The entire Berliner Messe is lovely, but my favorite movement is undoubtedly the Credo. It's just...I don't even know. Joyful, but in a relatively quiet way.
Variations for the Healing of Arinushka. A simple, but terribly effective, solo piano composition. (I kind of want to make a Fringe vid to it. A really melancholy one.)
In the non-classical genre, another song by Karine Polwart: Follow the Heron.
*
I got Stalking the Wild Asparagus out of the library yesterday, thinking, "Wild foods! New and interesting tastes! All for free!" Annnnnd then I realized exactly why ancient humans developed farming and modern ones came up with grocery stores, as well as why our staple foods are the ones they are. It takes hours of boiling and leeching, for example, just to get acorns to a state where you can grind them into meal, which you then bake. Apparently you have to cook everything to death to make it edible, and then you can actually prepare a dish out of it. So much easier to just bite into an apple.
no subject
Date: 2011-08-15 01:32 am (UTC)My reaction exactly!

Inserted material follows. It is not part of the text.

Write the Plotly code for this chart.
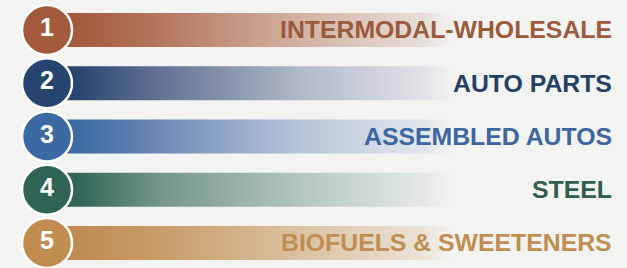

I feel like if it has legs to run away from you with, it's no longer strictly "foraging."
I agree. To be fair, the book doesn't claim to be a howto for "foraging," specifically, but rather on how to get one's food from the wild. Presumably including fishing and hunting. (There are chapters on both.)
How hungry did their ancestors have to be, to think, "Hm, when I boil this the fifth time, it's not quite as disgusting as the first four times around!"
SERIOUSLY. Gibbons claims it's tasty after the second hour of boiling. I don't see me ever finding out. (Although come to think of it, somewhere like Whole Foods probably has acorn meal for sale for $63 per pound.)
It says they were thinking about putting up "Git off mah lawn, you little punks!" -type signs, but then decided that that would just tell the foragers where all the good spots were...
Bwahahaha! Perhaps they should just plant a bunch of poisonous plants instead...
no subject
Date: 2011-08-16 01:45 am (UTC)Would you call that "antagonistic foraging"?
(Although come to think of it, somewhere like Whole Foods probably has acorn meal for sale for $63 per pound.)
Uhhhhhhh I'm pretty sure I've seen mention of commercially available acorn flour on some vegan blogs somewhere...
Perhaps they should just plant a bunch of poisonous plants instead...
"Well, it's not our fault New Yorkers aren't good at differentiating among mushroom species, now is it??"
no subject
Date: 2011-08-16 05:25 am (UTC)Perhaps "adventure foraging"?
Uhhhhhhh I'm pretty sure I've seen mention of commercially available acorn flour on some vegan blogs somewhere...
Not surprised at all.
"Well, it's not our fault New Yorkers aren't good at differentiating among mushroom species, now is it??"
They could start a side business selling mushroom identification guides!